“Vou saber quando forem as contrações de parto?”, perguntei à minha doula. Ela sorriu e respondeu-me com a sabedoria habitual, “Acredita, minha querida, vais saber.” A proximidade do segundo parto acordou os fantasmas do primeiro.
Um parto induzido às 38 semanas numa espécie de TGV de contrações, que por serem “sintéticas” me pareceram tão aceleradas como controláveis – ou talvez tenha sido eu a iludir-me e a rejeitar a epidural para sentir tudo, “pelo menos isto não me tiram”.
No primeiro parto fui passageira de uma viagem que sonhei, desejei ardentemente, e temi que nunca me chegasse. No bilhete o carimbo “sofrimento fetal”. Não percebi. “O coração desacelera com as contrações, vamos ter de induzir”, dizia a médica, e eu, a perceber sem perceber, gritava mentalmente “Espera, espera, espeeeeeeeraaaaaaa! não foi nada disto que planeámos. Quais contrações? Eu mal as sinto!”.
No dia seguinte induzimos. Com a indução veio a cesariana. O pano que me deixou detrás do palco sem ver o espetáculo mais extraordinário da vida. Não houve pele a pele, os braços presos e as pernas adormecidas a domarem-me a alma. Senti a pele de pêssego, o cheiro a útero, num micro segundo em que a encostaram à minha cara – mas filha, esse micro segundo foi tão eterno que te seguiria pelo cheiro até ao fim da terra, se preciso fosse. Não foi.
Nasci naquele dia e quando chegámos a casa chorava de alegria pela minha filha e de dor por mim, pelo corpo cortado, pela memória de espectadora da sua entrada na vida. “Queria mais de ti, de mim, para ti, para nós”.
Aos 6 meses fiz as pazes com o parto, comigo, com a minha fraca performance de fêmea parideira. Aos 6 meses respondi à pergunta que me levaria a engravidar do meu segundo filho: sim, queria outro bebé, mas não para curar a ferida na carne nem na alma, não como segunda oportunidade. Queria outro filho porque havia, em mim e em nós, espaço para ele. Essa certeza fez-se acompanhar por outra, a de que neste parto ninguém me arrancaria do palco, o espetáculo era meu, atriz principal, solo, monólogo, tudo o resto ruído e culminaria com o meu filho nos braços.

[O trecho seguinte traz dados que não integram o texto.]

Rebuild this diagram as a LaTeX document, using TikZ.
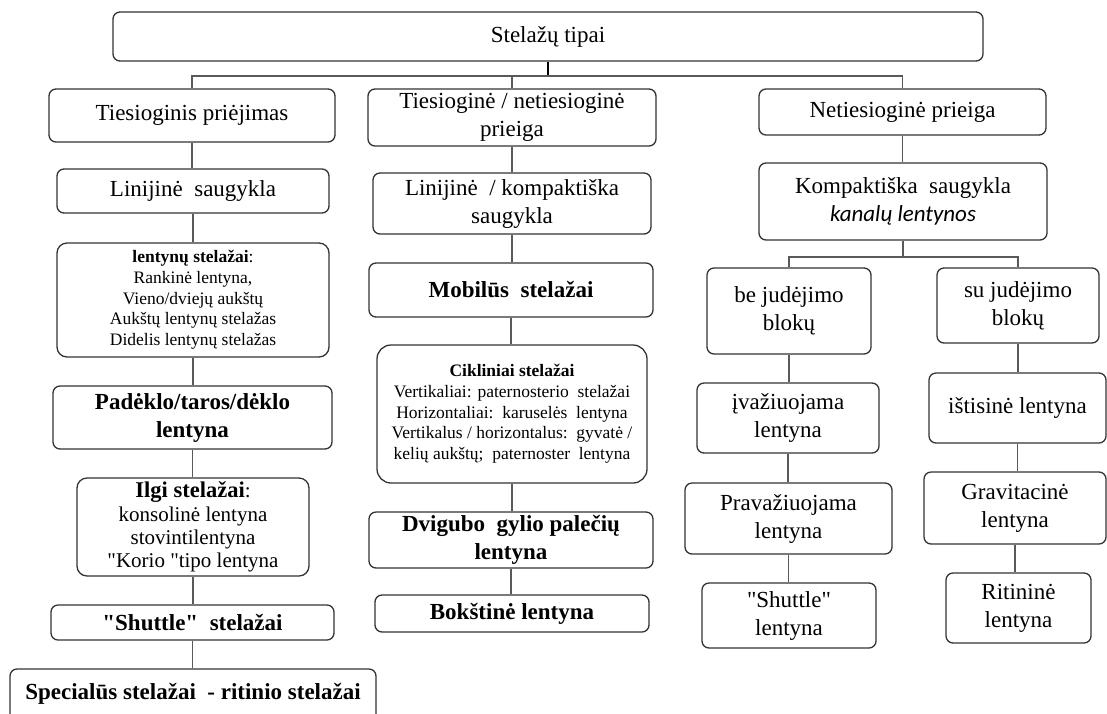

Reuni-me da melhor equipa. Escolhi a doula, mudei de obstetra, mudei de hospital, informei-me dos meus direitos, falei com mulheres com viagens semelhantes e a cada dia, semana, trimestre, reforcei a certeza de que, cesariana ou vaginal, este parto era meu, por direito, por respeito, por amor a mim, aos meus filhos, ao meu corpo, às mulheres que me habitam.
“Tira o teu filho de dentro de ti” ouvi estas palavras no meio do transe que me trouxe da escuridão acolhedora do parto, da caverna onde me escondi e encontrei para parir. puxei aquele corpo ensanguentado, quente, meu, que quis lamber e esfregar na minha pele para que nunca mais nos esquecêssemos um do outro. Um cordão que ainda o prendia às minhas entranhas, o meu corpo a saber o que fazer sem ser ensinado. Eu a sentir-me capaz de fazer tudo outra vez, tantas vezes quantas fossem precisas. a sentir-me inundada de luz, de poder. Os meus gritos silenciaram-se. As ondas das contrações eram uma memória vitoriosa distante o corpo cansando da dança, o momento a ser eternizado na pele e na alma.
Às 42 semanas de gestação, depois de 5 dias em fase latente de parto, o meu filho trouxe-me a VBAC sonhada.